Keenam, Rasulullah mengajarkan kepada kita agar selalu
hidup jujur. Jujur dalam berbicara dan jujur dalam beramal. Sikap jujur akan
membawa kita menuju al-birr (kebaikan) dan kebaikan akan membawa kita menuju
al-jannah (surga). Ketika seseorang sudah berani berbicara tidak jujur, minimal
madaratnya akan dirasakan di dalam hatinya. Ia tidak tenang berhadapan dengan
orang yang dibodohinya, karena takut ketahuan. Ketika seseorang sudah biasa
dengan sikap tidak jujur, maka madaratnya akan ia rasakan dunia-akhirat. So...
jujur adalah mata uang yan berlaku di mana-mana. Dusta adalah mata uang palsu
yang tidak berlaku di seluruh dunia. Mengedarkan “mata uang palsu” akan
dijebloskan ke dalam “sel” oleh Allah swt..
Ketujuh, berprasangka buruk bukanlah solusi hidup yang
benar.
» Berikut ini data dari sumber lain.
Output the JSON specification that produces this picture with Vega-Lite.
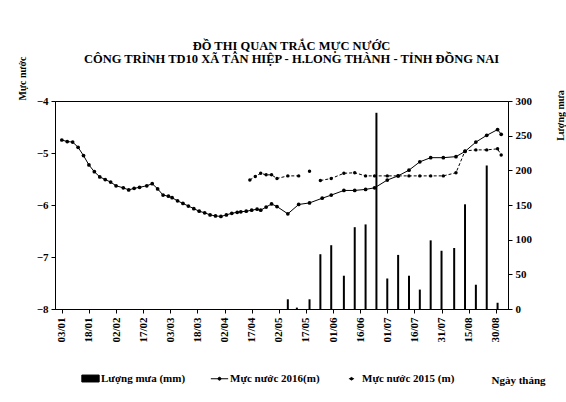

Ari Ginanjar Agustian dalam ESQ-nya mengisahkan seorang karyawan yang
tiba-tiba menguap di tengah seriusnya rapat staff. Sontak, peserta rapat
melihatkan muka yang masam kepada karyawan tersebut. Pun dengan pimpinan rapat.
Ia menegurnya dengan emosional. Ia menyalahkan sikap karyawan tersebut yang
seolah tidak menganggap serius rapat yang sedang berlangsung.
Namun, karyawan tersebut
tidak tinggal diam, ia membela dirinya dan mengatakan bahwa semalaman ia tidak
tidur karena anaknya sedang di rawat di rumah sakit. Untuk menghadiri rapat pun
ia harus meninggalkan anaknya yang tengah merasakan sakit yang secara
psikologis memerlukan motivasi untuk sembuh terutama dari ayah dan ibunya.
Merahlah muka si pimpinan rapat tersebut karena telah berburuk sangka. Berprasangka
sama saja dengan memakan daging mayat saudara kita walaupun prasangka itu tepat
sasaran (lihat Qs. Al-Hujuraat [49]: 12).
Nah, bagi kita yang
mendambakan keberhasilan dalam aktivitas, baik hablun minallah (hubungan dengan
Allah) maupun hablun minannas (hubungan dengan sesama), milikilah di dalam diri
dan sikap kita ketujuh hal yang telah disebutkan di muka. Insya Allah, harapan
yang kita rencanakan akan berwujud menjadi kenyataan.